« Moi, je savais pas qu’on allait partir pis j’ai pas pu prendre des affaires! » L’expérience des enfants et des adolescents en maison d’hébergement pour femmes victimes de violence.

Année : 2023

Thème : Recherche : orientée vers la pratique, action, évaluative...

Type : Recherche : orientée vers la pratique, action, évaluative...

Auteur(s) :

THIBAULT Jacqueline (CANADA) – jthib022@uottawa.ca – Etudiant
MOLGAT MARC (Canada) – marc.molgat@uottawa.ca

Résumé :

La pandémie de Covid-19 a exacerbé la vulnérabilité des femmes et des enfants vivant dans un contexte de violence conjugale (Peterman et al., 2020; van Gelder et al., 2020). Le Québec a ainsi assisté à une vague d’homicides en contexte de violence conjugale (Fernet et Dion, 2021; Lacroix-Couture, 2021) et à une augmentation des signalements aux services de protection de la jeunesse (Gagné, 2021). Cette situation sans précédent a forcé les ressources d’aide et d’hébergement pour femmes et enfants victimes de violence conjugale à repenser leur offre de services, leurs politiques et leurs pratiques d’intervention (Lapierre et al., 2022). Certains changements perdureront bien au-delà de la pandémie (Cortis et al., 2021).
Bien que l’importance de consulter les usagers avant de changer les services, les politiques et les pratiques d’intervention soit reconnue, les enfants sont souvent ignorés dans ces processus (Lloyd-Smith et Tarr, 2002; Swauger et al., 2017), particulièrement dans des contextes d’urgence comme celui créé par la pandémie. Considérant le maintien des changements sur le long terme au sortir de la pandémie, il semble d’autant plus important de tenir compte de leur expérience et de leur point de vue pour la suite des choses.

Cette communication porte sur les résultats d’une étude visant à décrire et comprendre les expériences des enfants et des adolescents en maison d’hébergement pour femmes victimes de violence au Québec et en Ontario francophone. L’étude est basée sur 25 entrevues individuelles semi-dirigées qui ont été réalisées auprès de 16 filles et de 9 garçons âgés de 7 à 18 ans, qui ont vécu un séjour dans une maison d’hébergement pour femmes victimes de violence. Le cadre théorique privilégié est celui de la nouvelle sociologie de l’enfance qui invite à considérer globalement les enfants comme des acteurs sociaux et à les voir au plan de la recherche comme des sujets et non des objets d’étude, auprès desquels il faut s’enquérir pour mieux saisir les subtilités de leur vécu et de leurs points de vue (Christensen et Prout, 2005).

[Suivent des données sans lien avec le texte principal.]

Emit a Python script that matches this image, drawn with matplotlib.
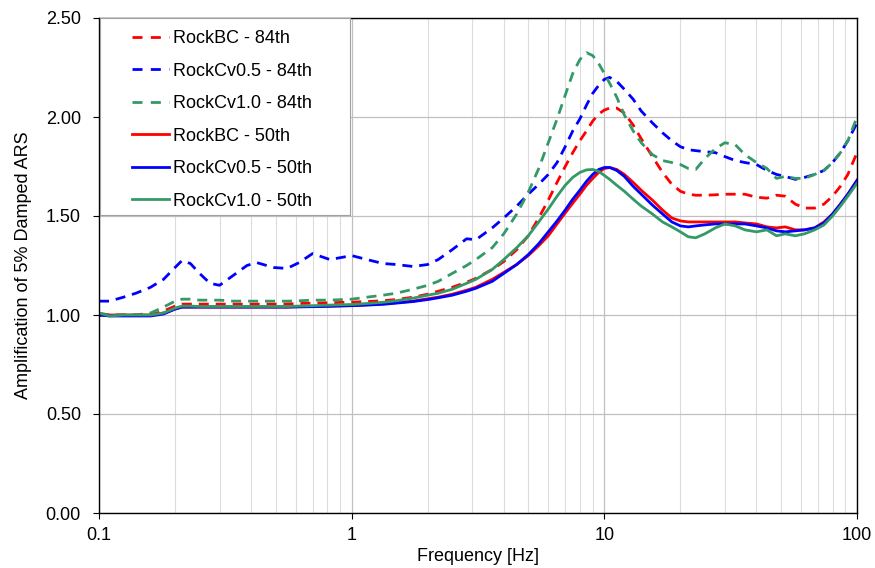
import matplotlib
matplotlib.use("Agg")
import matplotlib.pyplot as plt
from matplotlib.ticker import FixedLocator, NullFormatter
from matplotlib.lines import Line2D
from matplotlib.patches import Rectangle

plt.rcParams['font.family'] = ['Liberation Sans', 'DejaVu Sans']

freq = [0.1, 0.11, 0.125, 0.14, 0.16, 0.18, 0.2, 0.213, 0.23, 0.25, 0.275, 0.3,
        0.34, 0.385, 0.42, 0.49, 0.555, 0.62, 0.7, 0.82, 1.0, 1.15, 1.33, 1.5,
        1.75, 2.0, 2.2, 2.5, 2.85, 3.1, 3.6, 4.0, 4.5, 5.0, 5.5, 6.0, 6.5, 7.0,
        7.5, 8.0, 8.5, 9.0, 9.5, 10.0, 10.5, 11.2, 12.0, 13.0, 14.0, 15.5, 17.0,
        18.5, 20.0, 21.5, 23.0, 25.0, 27.5, 30.0, 33.0, 36.0, 40.0, 44.0, 48.0,
        52.0, 57.0, 62.0, 68.0, 74.0, 80.0, 86.0, 92.0, 100.0]

bc_84 = [1.0, 1.0, 1.0, 1.0, 1.0, 1.02, 1.045, 1.055, 1.055, 1.055, 1.055, 1.055,
         1.055, 1.055, 1.055, 1.055, 1.056, 1.058, 1.06, 1.062, 1.065, 1.068, 1.072, 1.078,
         1.09, 1.105, 1.12, 1.14, 1.165, 1.185, 1.23, 1.27, 1.33, 1.40, 1.49, 1.58, 1.67, 1.75,
         1.82, 1.88, 1.93, 1.98, 2.015, 2.035, 2.045, 2.045, 2.02, 1.96, 1.89, 1.80, 1.72,
         1.66, 1.625, 1.61, 1.605, 1.605, 1.607, 1.61, 1.61, 1.61, 1.595, 1.59, 1.605,
         1.60, 1.56, 1.54, 1.54, 1.56, 1.60, 1.65, 1.71, 1.82]

cv05_84 = [1.07, 1.07, 1.09, 1.11, 1.14, 1.18, 1.24, 1.275, 1.26, 1.21, 1.16, 1.15,
           1.20, 1.25, 1.265, 1.24, 1.235, 1.265, 1.31, 1.28, 1.30, 1.28, 1.26, 1.255,
           1.245, 1.255, 1.28, 1.33, 1.385, 1.38, 1.44, 1.49, 1.55, 1.61, 1.66, 1.71, 1.77, 1.85,
           1.93, 1.99, 2.06, 2.12, 2.16, 2.19, 2.20, 2.18, 2.14, 2.09, 2.03, 1.97, 1.92,
           1.88, 1.85, 1.835, 1.83, 1.825, 1.82, 1.80, 1.78, 1.77, 1.76, 1.73, 1.71,
           1.70, 1.685, 1.695, 1.71, 1.73, 1.77, 1.82, 1.88, 1.97]

cv10_84 = [1.01, 1.0, 1.0, 1.0, 1.01, 1.04, 1.07, 1.08, 1.08, 1.075, 1.075, 1.075,
           1.07, 1.07, 1.07, 1.07, 1.07, 1.072, 1.075, 1.075, 1.08, 1.09, 1.10, 1.11,
           1.13, 1.15, 1.17, 1.21, 1.25, 1.28, 1.34, 1.41, 1.51, 1.62, 1.74, 1.87, 1.99, 2.11,
           2.22, 2.29, 2.325, 2.31, 2.27, 2.22, 2.17, 2.10, 2.01, 1.93, 1.87, 1.81, 1.78,
           1.77, 1.76, 1.74, 1.735, 1.79, 1.84, 1.87, 1.86, 1.81, 1.77, 1.74, 1.69,
           1.70, 1.69, 1.69, 1.71, 1.73, 1.77, 1.82, 1.88, 2.00]

bc_50 = [1.0, 1.0, 1.0, 1.0, 1.0, 1.01, 1.03, 1.04, 1.04, 1.04, 1.04, 1.04,
         1.04, 1.04, 1.04, 1.04, 1.04, 1.042, 1.043, 1.045, 1.048, 1.052, 1.056, 1.062,
         1.07, 1.082, 1.09, 1.105, 1.125, 1.14, 1.18, 1.215, 1.255, 1.30, 1.35, 1.40, 1.46, 1.515,
         1.565, 1.61, 1.655, 1.69, 1.72, 1.74, 1.745, 1.735, 1.71, 1.67, 1.63, 1.58, 1.53,
         1.49, 1.475, 1.47, 1.47, 1.47, 1.47, 1.47, 1.47, 1.465, 1.46, 1.445, 1.44,
         1.445, 1.43, 1.43, 1.44, 1.47, 1.51, 1.56, 1.61, 1.68]

cv05_50 = [1.0, 0.995, 0.995, 0.995, 0.995, 1.005, 1.03, 1.04, 1.04, 1.04, 1.04, 1.04,
           1.04, 1.04, 1.04, 1.04, 1.04, 1.041, 1.042, 1.044, 1.047, 1.05, 1.054, 1.06,
           1.068, 1.078, 1.087, 1.10, 1.12, 1.135, 1.17, 1.21, 1.255, 1.305, 1.36, 1.42, 1.475, 1.53,
           1.585, 1.63, 1.675, 1.71, 1.735, 1.745, 1.745, 1.73, 1.70, 1.65, 1.61, 1.555, 1.51,
           1.47, 1.45, 1.445, 1.45, 1.455, 1.46, 1.46, 1.46, 1.46, 1.45, 1.44, 1.425,
           1.42, 1.425, 1.43, 1.44, 1.465, 1.51, 1.56, 1.61, 1.68]

cv10_50 = [1.01, 0.995, 1.0, 1.0, 1.0, 1.01, 1.035, 1.045, 1.045, 1.043, 1.043, 1.043,
           1.043, 1.043, 1.043, 1.043, 1.043, 1.045, 1.047, 1.05, 1.053, 1.058, 1.064, 1.072,
           1.085, 1.10, 1.11, 1.13, 1.16, 1.18, 1.23, 1.28, 1.34, 1.40, 1.47, 1.535, 1.60, 1.655,
           1.695, 1.72, 1.733, 1.735, 1.725, 1.705, 1.685, 1.655, 1.625, 1.585, 1.55, 1.51, 1.47,
           1.445, 1.42, 1.395, 1.39, 1.41, 1.44, 1.46, 1.45, 1.43, 1.42, 1.43, 1.40,
           1.41, 1.40, 1.41, 1.43, 1.455, 1.50, 1.55, 1.60, 1.665]

labels = ["RockBC - 84th", "RockCv0.5 - 84th", "RockCv1.0 - 84th",
          "RockBC - 50th", "RockCv0.5 - 50th", "RockCv1.0 - 50th"]
x_ticks = [0.1, 1, 10, 100]
x_ticklabels = ["0.1", "1", "10", "100"]
y_ticks = [0.0, 0.5, 1.0, 1.5, 2.0, 2.5]

RED, BLUE, GREEN = "#ff0000", "#0000ff", "#339966"
FS = 13

W, H = 875, 568
fig = plt.figure(figsize=(W / 100, H / 100), dpi=100)
ax = fig.add_axes([99 / W, 55 / H, 758 / W, 495 / H])

series = [(bc_84, RED, '--'), (cv05_84, BLUE, '--'), (cv10_84, GREEN, '--'),
          (bc_50, RED, '-'), (cv05_50, BLUE, '-'), (cv10_50, GREEN, '-')]
handles = []
for (vals, c, ls), lab in zip(series, labels):
    if ls == '--':
        ax.plot(freq, vals, color=c, lw=2.0, ls='--', dashes=(3.6, 2.5))
        handles.append(Line2D([], [], color=c, lw=2.0, ls='--', dashes=(3.6, 3.0)))
    else:
        ax.plot(freq, vals, color=c, lw=2.0, ls='-')
        handles.append(Line2D([], [], color=c, lw=2.0, ls='-'))

ax.set_xscale('log')
ax.set_xlim(0.1, 100)
ax.set_ylim(0, 2.5)
ax.set_xticks(x_ticks)
ax.set_xticklabels(x_ticklabels)
minors = [m * d for d in [0.1, 1, 10] for m in range(2, 10)]
ax.xaxis.set_minor_locator(FixedLocator(minors))
ax.xaxis.set_minor_formatter(NullFormatter())
ax.set_yticks(y_ticks)
ax.set_yticklabels([f"{v:.2f}" for v in y_ticks])

ax.grid(True, which='major', axis='both', color='#c0c0c0', lw=0.9)
ax.grid(True, which='minor', axis='x', color='#dcdcdc', lw=0.8)
ax.set_axisbelow(True)

for s in ax.spines.values():
    s.set_color('black')
    s.set_linewidth(1.0)

ax.tick_params(axis='y', which='major', direction='out', length=4, width=0.8,
               labelsize=FS, colors='black', pad=9)
ax.tick_params(axis='x', which='major', direction='out', length=4, width=0.8,
               labelsize=FS, colors='black', pad=6)
ax.tick_params(axis='x', which='minor', length=0)
ax.set_xlabel("Frequency [Hz]", fontsize=FS, labelpad=3)
ax.set_ylabel("Amplification of 5% Damped ARS", fontsize=FS, labelpad=10)

# legend frame
frame = Rectangle((100 / W, 1 - 215 / H), 250 / W, 197 / H, transform=fig.transFigure,
                  facecolor='white', edgecolor='#a0a0a0', lw=0.8, zorder=5)
fig.patches.append(frame)

leg = fig.legend(handles, labels, loc='upper left',
                 bbox_to_anchor=(132 / W, 1 - 30 / H), bbox_transform=fig.transFigure,
                 borderaxespad=0.0, borderpad=0.0, fontsize=FS, frameon=False,
                 handlelength=2.05, handletextpad=0.2, labelspacing=0.86)
leg.set_zorder(6)

fig.savefig("out.png", dpi=100)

Les résultats de l’étude montrent l’importance et la pertinence de s’attarder aux voix des enfants et des adolescents exposés à la violence conjugale. Tout d’abord, les résultats mettent en évidence le caractère essentiel du séjour en maison d’hébergement, qui peut être vu comme une forme d’intervention en soi. Le fait de vivre en sécurité dans un milieu stable et exempt de violence, tout en participant à de l’intervention par le jeu, permet aux enfants et aux adolescents d’exprimer leurs émotions et leurs inquiétudes. Cependant, ce passage en maison d’hébergement oblige les enfants et les adolescents à faire de nombreux sacrifices, sur le plan de leurs amitiés et de leur fréquentation scolaire.

Les participants ont identifié de nombreux éléments positifs en lien avec leur séjour, incluant la prise de conscience qu’ils partagent un vécu commun avec les autres jeunes hébergés, la possibilité d’être écoutés et supportés par les intervenantes et la possibilité de participer à des activités spéciales. En revanche, la présence de nombreuses règles constitue un irritant majeur pour les enfants et les adolescents. Toutefois, les participants font preuve de discernement dans leur critique des règles, qu’ils ne rejettent pas toutes d’emblée; celles qui ne font pas de sens pour eux sont remises en question, comme l’interdiction de collations à certains moments, l’interdiction de recevoir des amis ou l’obligation d’aller se coucher à des heures qu’ils jugent trop tôt. Finalement, cette recherche appelle à une plus grande réflexion au niveau des sacrifices exigés des enfants, ainsi que de leurs mères : en tant que victimes dans ces situations, quelles politiques et quelles actions seraient à mettre en œuvre pour que leurs marges de liberté ne soient pas davantage entamées lors de leur séjour en maison d’hébergement?